You probably don’t remember much about old Boughton. He is a little cross now from time to time, which is understandable considering his discomfort. It would be a pity if that is what you remembered of him (p. 18).
To be useful was the best thing the old men ever hoped for themselves, and to be aimless was their worst fear (p. 49).
(When someone jumped in to help him) I’d rather drop dead doing for myself than add a day to myself by acting helpless. But he meant well (p. 218).
I feel as if I am being left out, as though I’m some straggler and people can’t quite remember to stay back for me.
Part of it captures the magic of everyday moments, and I think this is where Robinson’s writing shines brightest.
It was the kind of light that rests on your shoulders the way a cat lies on your lap (p. 51).
I feel sometimes as if I were a child who opens its eyes on the world once and sees amazing things it will never know any names for and then has to close its eyes again. I know this is all mere apparition compared to what awaits us, but it is only lovelier for that. There is a human beauty in it. And I can’t believe that, when we have all been changed and put on incorruptibility, we will forget our fantastic condition of mortality and impermanence…(p. 57).
His lovely wife tends her zinnias in the mild morning light and his find young man comes fondly mishandling that perpetually lost sheep of a cat, Soapy, once more back from perdition for the time being, to what would have been general rejoicing” (p. 93, one of my favorite sentences).
Well, but you two are dancing around in your iridescent little downpour, whooping and stomping as sane people ought to do when they encounter a thing so miraculous as water.
Sometimes I have loved the peacefulness of an ordinary Sunday. It is like standing in a newly planted garden after a warm rain. You can feel the silent and invisible life.
I wish I could leave you certain of the images in my mind, because they are so beautiful that I hate to think they will be extinguished when I am. Well, but again, this life has its own mortal loveliness. And memory is not strictly mortal in its nature, either. It is a strange thing, after all, to be able to return to a moment, when it can hardly be said to have any reality at all, even in its passing. A moment is such a slight thing. I mean, that its abiding is a most gracious reprieve.

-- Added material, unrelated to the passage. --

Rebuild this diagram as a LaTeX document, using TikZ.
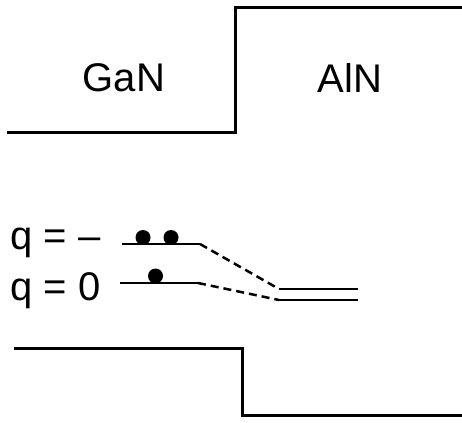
\documentclass[tikz,border=0pt]{standalone}
\usepackage{fontspec}
\setmainfont{Liberation Sans}
\begin{document}
\begin{tikzpicture}[x=1pt,y=-1pt,
  band/.style={line width=3pt,line join=miter},
  level/.style={line width=2.5pt},
  link/.style={line width=2.5pt,dash pattern=on 8pt off 5pt},
  electron/.style={circle,fill=black,inner sep=0pt,minimum size=15pt},
  lbl/.style={font=\fontsize{40}{44}\selectfont,inner sep=0pt}]
\useasboundingbox (0,0) rectangle (462,422);
% conduction band edge
\coordinate (cb1) at (7,133);
\coordinate (cb2) at (235,133);
\coordinate (cb3) at (235,8);
\coordinate (cb4) at (462,8);
\draw[band] (cb1) -- (cb2) -- (cb3) -- (cb4);
% valence band edge
\coordinate (vb1) at (14,348);
\coordinate (vb2) at (242,348);
\coordinate (vb3) at (242,415);
\coordinate (vb4) at (462,415);
\draw[band] (vb1) -- (vb2) -- (vb3) -- (vb4);
% material labels
\node[lbl] (gan) at (124,78) {GaN};
\node[lbl] (aln) at (350,78) {AlN};
% charge-state labels
\node[lbl,anchor=base west] (qm) at (10,249) {q = –};
\node[lbl,anchor=base west] (q0) at (10,300) {q = 0};
% defect levels
\coordinate (m1) at (122,244);
\coordinate (m2) at (200,244);
\coordinate (z1) at (120,283);
\coordinate (z2) at (198,283);
\node[electron] (e1) at (143,237.5) {};
\node[electron] (e2) at (171,237.5) {};
\node[electron] (e3) at (155.5,276) {};
\draw[level] (m1) -- (m2);
\draw[level] (z1) -- (z2);
% levels on the AlN side
\coordinate (a1) at (279,289);
\coordinate (a2) at (358,289);
\coordinate (b1) at (279,300);
\coordinate (b2) at (358,300);
\draw[level] (a1) -- (a2);
\draw[level] (b1) -- (b2);
% correlation lines
\draw[link] (m2) -- (a1);
\draw[link] (z2) -- (b1);
\end{tikzpicture}
\end{document}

Part of it goes into great detail about his best friend, a fellow preacher who is known by his last name, Boughton, and his prodigal son and John’s namesake and godson, Jack. Boughton is also dying, and is delighted that Jack is back, but there is a shadow over his visit. John alludes to a major wrong Jack had done, and tells us about it later on as well as the more minor indiscretions of his youth that went beyond mischievousness into pure meanness. John finds it hard to forgive Jack and suspects that the time he’s spending at his home interacting with his wife and son means that Jack is setting himself up to take John’s place in their lives after he dies. Much of John’s theological wrestling is over his attitude toward Jack, not only as a fellow man, but also as a Christian, a pastor, and the friend of his father. After one such session with various thoughts relating to Jack, he writes, “This is not doing me any good at all. I’d better pray” (p. 185). I have said similar things to myself.
Part of it conveys his thoughts about his coming death.

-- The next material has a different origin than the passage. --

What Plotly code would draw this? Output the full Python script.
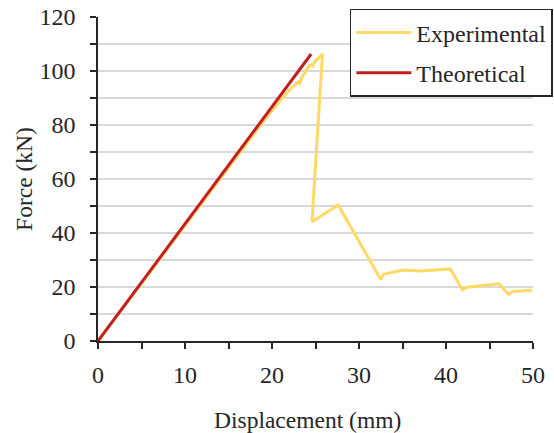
import plotly.graph_objects as go

exp_x = [0, 10, 15, 18, 20, 21.5, 22.5, 23.0, 23.2, 23.4, 23.8, 24.2, 24.5, 24.7, 24.9, 25.3, 25.8,
         24.6, 27.6, 32.5, 32.8, 35.1, 37.0, 40.5, 41.9, 42.4, 44.3, 46.1, 47.2, 47.7, 49.9]
exp_y = [0, 43.0, 64.4, 77.0, 85.3, 91.2, 94.6, 96.0, 95.4, 97.4, 99.4, 101.6, 102.4, 101.8, 103.4, 104.6, 106.3,
         44.2, 50.4, 22.8, 24.7, 26.3, 25.9, 26.7, 18.9, 19.9, 20.7, 21.2, 17.3, 18.3, 18.8]

theo_x = [0, 24.5]
theo_y = [0, 106.3]

x_ticks = [0, 5, 10, 15, 20, 25, 30, 35, 40, 45, 50]
x_labels = ["0", "", "10", "", "20", "", "30", "", "40", "", "50"]
y_ticks = [0, 10, 20, 30, 40, 50, 60, 70, 80, 90, 100, 110, 120]
y_labels = ["0", "", "20", "", "40", "", "60", "", "80", "", "100", "", "120"]

x_title = "Displacement (mm)"
y_title = "Force (kN)"

FONT = "Liberation Serif"
INK = "#262626"

fig = go.Figure()
fig.add_trace(go.Scatter(x=exp_x, y=exp_y, mode="lines", name="Experimental",
                         line=dict(color="#FFD966", width=3), legendgroup="a"))
fig.add_trace(go.Scatter(x=theo_x, y=theo_y, mode="lines", name="Theoretical",
                         line=dict(color="#C0211F", width=3), legendgroup="b"))

fig.add_annotation(text=x_title, xref="paper", yref="paper", x=0.4816, y=(341 - 420) / 324,
                   xanchor="center", yanchor="middle", showarrow=False,
                   font=dict(family=FONT, size=23.5, color=INK))

fig.update_layout(
    width=554, height=433,
    margin=dict(l=98, r=21, t=17, b=92, autoexpand=False),
    paper_bgcolor="white", plot_bgcolor="white",
    font=dict(family=FONT, size=24, color=INK),
    legend=dict(x=0.579, y=1.025, xanchor="left", yanchor="top",
                bordercolor=INK, borderwidth=1.5, bgcolor="white",
                font=dict(family=FONT, size=24, color=INK),
                traceorder="grouped", tracegroupgap=6, itemwidth=55),
    xaxis=dict(range=[0, 50], tickvals=x_ticks, ticktext=x_labels,
               showgrid=False, zeroline=False,
               showline=True, linecolor=INK, linewidth=1.5,
               ticks="outside", ticklen=6, tickwidth=1.5, tickcolor=INK,
               ticklabelstandoff=5,
               tickfont=dict(family=FONT, size=24, color=INK)),
    yaxis=dict(range=[0, 120], tickvals=y_ticks, ticktext=y_labels,
               showgrid=True, gridcolor="#D9D9D9", gridwidth=1.5, zeroline=False,
               showline=True, linecolor=INK, linewidth=1.5,
               ticks="outside", ticklen=6, tickwidth=1.5, tickcolor=INK,
               ticklabelstandoff=10,
               tickfont=dict(family=FONT, size=24, color=INK),
               title=dict(text=y_title, standoff=0, font=dict(family=FONT, size=23.5, color=INK))),
)

fig.write_html("out.html")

Existence seems to me now the most remarkable thing that could ever be imagined. I’m about to put on imperishability. In an instant, in the twinkling of an eye (p. 55).
Our dream of life will end as dreams do end, abruptly and completely, when the sun rises, when the light comes (p. 104).
I have decided the two choices open to me are (1) to torment myself or (2) to trust the Lord. There is no earthly solution to the problems that confront me. But I can add to my problems, as I believe I have done, by dwelling on them. So, no more of that (p. 126).
I admit I had a hard time getting into this book at first. I think part of that is that I had heard it praised so highly that my expectations were so raised that nothing could have met them. It’s written in the form of letters to his son, though it’s not letters so much as a diary, where he jotted down thoughts here and there as they came to him. Neither epistolary nor stream-of-consciousness narratives are my favorite. And it seemed to set off extremely slowly. Somewhere I read that it “forces us to slow down to the pace of a 76 year old man.” But one of my motivations in persevering with it was that I didn’t want to be the only person in the country not to “get” it. 🙂 And I am glad I continued on. Though it will never be my favorite book, there is a richness and a depth that makes it much worth it.
One of the themes is fathers and sons – John’s grandfather and his son; John’s father and himself; John and his son, Boughton and his son, the prodigal son and his father, and God the Father and his children. Race relations are a prominent factor throughout the book. The contemplation of ordinary moments, of coming to terms with our mortality, of what it means to live as a Christian, especially when it’s not easy, are all intertwining themes as well.
There were numerous places I disagreed with parts of Ames’ theology (e.g., water being “the vehicle of the Holy Spirit” in baptism [p. 24], infant baptism, the taking as figurative some Scriptures that many would take as literal, and various other places), or his logic, such as his thought that the people’s lack of taking meaning from the plague was why they’d had continuous war since (p. 43). But, while not setting aside those issues, I can still see and appreciate much of truth conveyed in these pages.
I’ve marveled that a book that is so clearly religious has been so widely loved. This review in the New York Times is a nicely done example. I think perhaps a large part of it is Ames’ personality – humble, struggling, yet sure of truth but not in a belligerent way.
I’ll close with this quote from John to his son, something I think most parents could echo:
I’m writing this in part to tell you that if you ever wonder what you’ve done in your life, and everyone does wonder sooner or later, you have been God’s grace to me, a miracle, something more than a miracle. You may not remember me very well at all, and it may seem to you to be no great thing to have been the good child of an old man in a shabby little town you will no doubt leave behind. If only I had the words to tell you.